* _TASK INSTRUCTIONS_: Copy all of the material word for word, except for the pictures.

--- START OF RECORDED DATA ---

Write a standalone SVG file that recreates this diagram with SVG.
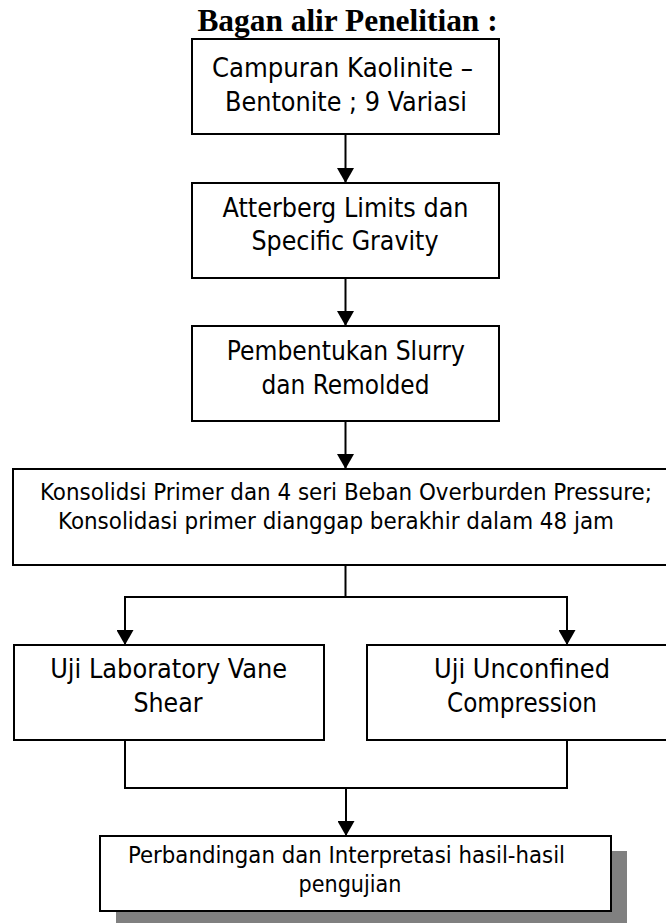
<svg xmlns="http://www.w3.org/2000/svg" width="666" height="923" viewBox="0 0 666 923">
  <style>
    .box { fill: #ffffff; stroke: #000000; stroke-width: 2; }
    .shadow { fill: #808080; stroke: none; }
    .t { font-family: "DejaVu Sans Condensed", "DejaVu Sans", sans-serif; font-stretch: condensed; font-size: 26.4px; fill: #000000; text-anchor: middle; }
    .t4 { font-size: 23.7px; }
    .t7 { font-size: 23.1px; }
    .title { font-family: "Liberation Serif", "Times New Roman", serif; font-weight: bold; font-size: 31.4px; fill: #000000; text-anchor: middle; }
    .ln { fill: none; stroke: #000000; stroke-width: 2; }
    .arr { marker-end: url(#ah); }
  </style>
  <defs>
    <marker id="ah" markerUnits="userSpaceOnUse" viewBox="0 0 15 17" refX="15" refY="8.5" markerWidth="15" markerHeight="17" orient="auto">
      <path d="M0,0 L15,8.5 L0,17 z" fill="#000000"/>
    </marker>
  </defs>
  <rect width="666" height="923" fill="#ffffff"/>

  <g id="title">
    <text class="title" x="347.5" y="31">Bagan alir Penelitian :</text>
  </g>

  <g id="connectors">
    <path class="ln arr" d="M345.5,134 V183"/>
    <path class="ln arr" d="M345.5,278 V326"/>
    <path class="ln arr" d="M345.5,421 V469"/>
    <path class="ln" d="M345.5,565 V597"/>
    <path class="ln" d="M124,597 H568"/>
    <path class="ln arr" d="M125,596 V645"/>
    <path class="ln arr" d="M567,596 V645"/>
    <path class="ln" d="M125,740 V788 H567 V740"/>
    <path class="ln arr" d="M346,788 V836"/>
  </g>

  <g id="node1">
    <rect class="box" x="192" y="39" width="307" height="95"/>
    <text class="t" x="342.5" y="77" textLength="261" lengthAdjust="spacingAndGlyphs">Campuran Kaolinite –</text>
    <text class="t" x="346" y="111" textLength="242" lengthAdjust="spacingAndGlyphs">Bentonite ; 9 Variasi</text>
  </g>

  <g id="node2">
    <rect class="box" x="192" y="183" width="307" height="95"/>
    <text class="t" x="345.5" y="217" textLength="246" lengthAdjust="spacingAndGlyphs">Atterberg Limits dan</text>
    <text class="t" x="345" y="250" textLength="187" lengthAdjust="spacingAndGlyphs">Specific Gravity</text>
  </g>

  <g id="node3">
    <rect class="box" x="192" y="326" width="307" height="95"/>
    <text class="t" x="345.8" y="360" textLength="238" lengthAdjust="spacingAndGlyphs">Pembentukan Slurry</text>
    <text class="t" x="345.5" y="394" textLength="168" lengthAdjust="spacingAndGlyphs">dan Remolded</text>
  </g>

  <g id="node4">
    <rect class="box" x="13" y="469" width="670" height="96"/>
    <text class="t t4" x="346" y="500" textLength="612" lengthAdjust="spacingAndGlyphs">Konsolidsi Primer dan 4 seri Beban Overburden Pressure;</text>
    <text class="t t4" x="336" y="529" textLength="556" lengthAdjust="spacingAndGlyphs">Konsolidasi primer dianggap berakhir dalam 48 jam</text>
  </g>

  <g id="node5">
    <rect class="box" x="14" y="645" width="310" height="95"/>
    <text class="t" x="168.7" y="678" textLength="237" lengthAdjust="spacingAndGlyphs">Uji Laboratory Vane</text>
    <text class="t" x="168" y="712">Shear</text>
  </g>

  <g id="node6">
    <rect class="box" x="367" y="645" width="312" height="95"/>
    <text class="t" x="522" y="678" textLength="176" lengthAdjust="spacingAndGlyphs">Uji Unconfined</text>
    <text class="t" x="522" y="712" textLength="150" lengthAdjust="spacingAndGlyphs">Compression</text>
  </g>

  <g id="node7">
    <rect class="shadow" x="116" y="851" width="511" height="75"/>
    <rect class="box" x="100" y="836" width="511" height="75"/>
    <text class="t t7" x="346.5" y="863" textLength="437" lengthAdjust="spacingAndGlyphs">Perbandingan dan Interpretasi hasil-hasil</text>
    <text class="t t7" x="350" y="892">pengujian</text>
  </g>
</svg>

--- END OF RECORDED DATA ---

* _CORRECT RESPONSE_:
Write a standalone SVG file that recreates this diagram with SVG.
<svg xmlns="http://www.w3.org/2000/svg" width="666" height="923" viewBox="0 0 666 923">
  <style>
    .box { fill: #ffffff; stroke: #000000; stroke-width: 2; }
    .shadow { fill: #808080; stroke: none; }
    .t { font-family: "DejaVu Sans Condensed", "DejaVu Sans", sans-serif; font-stretch: condensed; font-size: 26.4px; fill: #000000; text-anchor: middle; }
    .t4 { font-size: 23.7px; }
    .t7 { font-size: 23.1px; }
    .title { font-family: "Liberation Serif", "Times New Roman", serif; font-weight: bold; font-size: 31.4px; fill: #000000; text-anchor: middle; }
    .ln { fill: none; stroke: #000000; stroke-width: 2; }
    .arr { marker-end: url(#ah); }
  </style>
  <defs>
    <marker id="ah" markerUnits="userSpaceOnUse" viewBox="0 0 15 17" refX="15" refY="8.5" markerWidth="15" markerHeight="17" orient="auto">
      <path d="M0,0 L15,8.5 L0,17 z" fill="#000000"/>
    </marker>
  </defs>
  <rect width="666" height="923" fill="#ffffff"/>

  <g id="title">
    <text class="title" x="347.5" y="31">Bagan alir Penelitian :</text>
  </g>

  <g id="connectors">
    <path class="ln arr" d="M345.5,134 V183"/>
    <path class="ln arr" d="M345.5,278 V326"/>
    <path class="ln arr" d="M345.5,421 V469"/>
    <path class="ln" d="M345.5,565 V597"/>
    <path class="ln" d="M124,597 H568"/>
    <path class="ln arr" d="M125,596 V645"/>
    <path class="ln arr" d="M567,596 V645"/>
    <path class="ln" d="M125,740 V788 H567 V740"/>
    <path class="ln arr" d="M346,788 V836"/>
  </g>

  <g id="node1">
    <rect class="box" x="192" y="39" width="307" height="95"/>
    <text class="t" x="342.5" y="77" textLength="261" lengthAdjust="spacingAndGlyphs">Campuran Kaolinite –</text>
    <text class="t" x="346" y="111" textLength="242" lengthAdjust="spacingAndGlyphs">Bentonite ; 9 Variasi</text>
  </g>

  <g id="node2">
    <rect class="box" x="192" y="183" width="307" height="95"/>
    <text class="t" x="345.5" y="217" textLength="246" lengthAdjust="spacingAndGlyphs">Atterberg Limits dan</text>
    <text class="t" x="345" y="250" textLength="187" lengthAdjust="spacingAndGlyphs">Specific Gravity</text>
  </g>

  <g id="node3">
    <rect class="box" x="192" y="326" width="307" height="95"/>
    <text class="t" x="345.8" y="360" textLength="238" lengthAdjust="spacingAndGlyphs">Pembentukan Slurry</text>
    <text class="t" x="345.5" y="394" textLength="168" lengthAdjust="spacingAndGlyphs">dan Remolded</text>
  </g>

  <g id="node4">
    <rect class="box" x="13" y="469" width="670" height="96"/>
    <text class="t t4" x="346" y="500" textLength="612" lengthAdjust="spacingAndGlyphs">Konsolidsi Primer dan 4 seri Beban Overburden Pressure;</text>
    <text class="t t4" x="336" y="529" textLength="556" lengthAdjust="spacingAndGlyphs">Konsolidasi primer dianggap berakhir dalam 48 jam</text>
  </g>

  <g id="node5">
    <rect class="box" x="14" y="645" width="310" height="95"/>
    <text class="t" x="168.7" y="678" textLength="237" lengthAdjust="spacingAndGlyphs">Uji Laboratory Vane</text>
    <text class="t" x="168" y="712">Shear</text>
  </g>

  <g id="node6">
    <rect class="box" x="367" y="645" width="312" height="95"/>
    <text class="t" x="522" y="678" textLength="176" lengthAdjust="spacingAndGlyphs">Uji Unconfined</text>
    <text class="t" x="522" y="712" textLength="150" lengthAdjust="spacingAndGlyphs">Compression</text>
  </g>

  <g id="node7">
    <rect class="shadow" x="116" y="851" width="511" height="75"/>
    <rect class="box" x="100" y="836" width="511" height="75"/>
    <text class="t t7" x="346.5" y="863" textLength="437" lengthAdjust="spacingAndGlyphs">Perbandingan dan Interpretasi hasil-hasil</text>
    <text class="t t7" x="350" y="892">pengujian</text>
  </g>
</svg>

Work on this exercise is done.